Understanding Earth's Changing Distance from the Sun and Its Impact on Insolation

When most of us think of Earth's orbit around the Sun, we imagine a perfect circle. In reality, however, Earth’s orbit is more of an elliptical shape. This slightly elongated orbit leads to some fascinating phenomena: perihelion and aphelion. While these terms may sound esoteric, understanding them can give us a better grasp of why our planet experiences variations in solar energy or insolation at different times of the year. So, let's delve into what these terms mean and how they influence Earth's climate.

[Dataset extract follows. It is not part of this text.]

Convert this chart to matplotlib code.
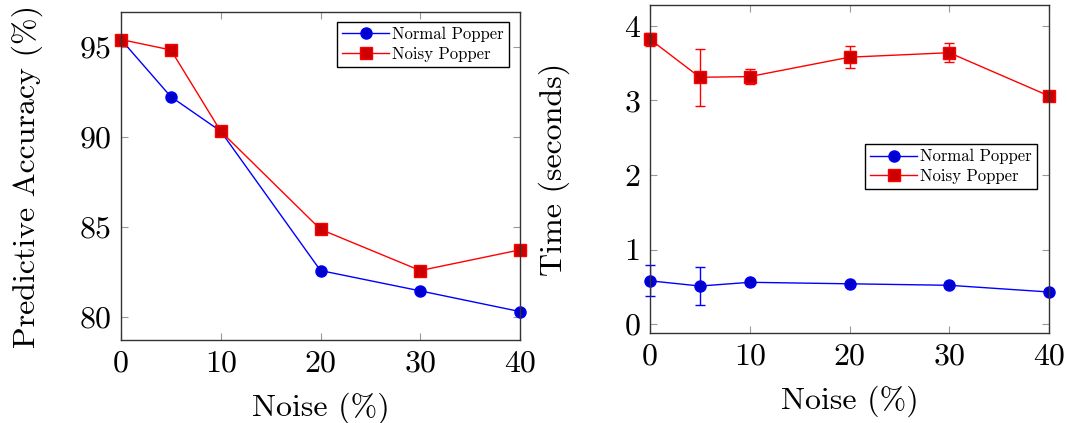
"""
Predictive accuracy and learning time of Normal vs Noisy Popper under noise.
"""

import matplotlib
matplotlib.use("Agg")
import matplotlib.pyplot as plt

noise = [0, 5, 10, 20, 30, 40]

acc_normal = [95.4, 92.22, 90.3, 82.56, 81.43, 80.28]
acc_noisy = [95.4, 94.82, 90.3, 84.85, 82.56, 83.71]

time_normal = [0.58, 0.51, 0.56, 0.54, 0.52, 0.43]
time_normal_err = [0.21, 0.26, 0.02, 0.0, 0.0, 0.0]
time_noisy = [3.82, 3.31, 3.32, 3.58, 3.64, 3.06]
time_noisy_err = [0.09, 0.38, 0.10, 0.15, 0.13, 0.03]

x_ticks = [0, 10, 20, 30, 40]
acc_ticks = [80, 85, 90, 95]
time_ticks = [0, 1, 2, 3, 4]

plt.rcParams["font.family"] = ["cmr10", "DejaVu Serif"]
plt.rcParams["mathtext.fontset"] = "cm"
plt.rcParams["axes.unicode_minus"] = False

W, H = 1067, 423
fig = plt.figure(figsize=(W / 100, H / 100), dpi=100)


def px_axes(left, top, right, bottom):
    return fig.add_axes([left / W, 1 - bottom / H, (right - left) / W, (bottom - top) / H])


def style(ax):
    for s in ax.spines.values():
        s.set_color("#333333")
        s.set_linewidth(1.0)
    ax.tick_params(direction="in", length=5, width=0.8, color="#999999",
                   top=True, right=True, labelsize=23, pad=7)
    ax.set_xlim(0, 40)
    ax.set_xticks(x_ticks)
    ax.set_xlabel("Noise (%)", fontsize=23, labelpad=11)


def add_legend(ax, handles, anchor):
    leg = ax.legend(handles=handles, loc="upper right", bbox_to_anchor=anchor, fontsize=12,
                    fancybox=False, edgecolor="black", framealpha=1, handlelength=2.8,
                    borderpad=0.3, labelspacing=0.25, handletextpad=0.2, borderaxespad=0)
    leg.get_frame().set_linewidth(1.0)


normal_style = dict(color="blue", marker="o", markersize=8, markerfacecolor=(0, 0, 0.8),
                    markeredgecolor="blue", linewidth=1.0, label="Normal Popper")
noisy_style = dict(color="red", marker="s", markersize=8, markerfacecolor=(0.8, 0, 0),
                   markeredgecolor="red", linewidth=1.0, label="Noisy Popper")

# left: accuracy
ax1 = px_axes(121, 12, 520, 340)
l1, = ax1.plot(noise, acc_normal, **normal_style)
l2, = ax1.plot(noise, acc_noisy, **noisy_style)
ax1.set_ylim(78.7, 96.93)
ax1.set_yticks(acc_ticks)
ax1.set_ylabel("Predictive Accuracy (%)", fontsize=23, labelpad=26)
style(ax1)
add_legend(ax1, [l1, l2], (0.972, 0.97))

# right: time
ax2 = px_axes(650, 5, 1049, 333)
ax2.errorbar(noise, time_normal, yerr=time_normal_err, fmt="none", ecolor="blue",
             capsize=3.6, elinewidth=1.0, capthick=1.0)
ax2.errorbar(noise, time_noisy, yerr=time_noisy_err, fmt="none", ecolor="red",
             capsize=3.6, elinewidth=1.0, capthick=1.0)
r1, = ax2.plot(noise, time_normal, **normal_style)
r2, = ax2.plot(noise, time_noisy, **noisy_style)
ax2.set_ylim(-0.12, 4.28)
ax2.set_yticks(time_ticks)
ax2.set_ylabel("Time (seconds)", fontsize=23, labelpad=39)
style(ax2)
add_legend(ax2, [r1, r2], (0.97, 0.576))

for ax in (ax1, ax2):
    for line in ax.lines:
        line.set_clip_on(False)

fig.savefig("out.png", dpi=100)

What are Perihelion and Aphelion?

Perihelion

Perihelion occurs when Earth is at the closest point to the Sun in its elliptical orbit. This happens around January 3rd each year, with Earth being approximately 91.4 million miles (147.1 million kilometers) away from the Sun.

Aphelion

On the other hand, aphelion refers to the point in Earth's orbit when it is farthest from the Sun. This takes place around July 4th, with Earth being about 94.5 million miles (152.1 million kilometers) away from the Sun.

The difference in distance between perihelion and aphelion is approximately 3.1 million miles (5 million kilometers), which might seem substantial but is relatively minor in astronomical terms.

Impact on Insolation

What is Insolation?

Insolation is the amount of solar radiation that Earth receives. You might think that Earth would be warmer during perihelion due to its proximity to the Sun. However, the story is more complex than that.

The Role of Axial Tilt

Earth’s axial tilt plays a significant role in the distribution of insolation. During perihelion, when Earth is closest to the Sun, the Northern Hemisphere is tilted away from the Sun, which means it's winter for regions above the equator. Conversely, during aphelion, the Northern Hemisphere is tilted towards the Sun, experiencing summer. The opposite is true for the Southern Hemisphere.

Influence on Climate

Despite being closer to the Sun during perihelion, the overall effect on Earth's climate is modest. Earth receives about 7% more solar energy at perihelion compared to aphelion. However, this difference is largely offset by various factors, including:

1. Duration of Seasons: Earth moves more quickly in its orbit during perihelion, making the Northern Hemisphere winter slightly shorter. During aphelion, Earth's slower orbital speed results in a longer summer.

2. Atmospheric Absorption: Earth’s atmosphere also acts as a buffer, absorbing and scattering solar energy.

3. Heat Distribution: Earth's oceans and atmosphere distribute heat around the planet, mitigating the impact of increased solar energy during perihelion.

4. Feedback Mechanisms: Factors such as albedo (reflectivity of Earth's surface) can further moderate temperature variations.

Final Thoughts

Understanding the nuances of perihelion and aphelion helps us appreciate the incredible balancing act that Earth performs as it orbits the Sun. While the insolation difference between these two points is not extreme enough to drive dramatic climate changes, it’s a vital piece in the puzzle of Earth’s complex climate system.

In an era increasingly marked by climate awareness, a deeper understanding of natural processes like perihelion and aphelion provides us with more tools to decipher and perhaps mitigate human impact on our planet's climate.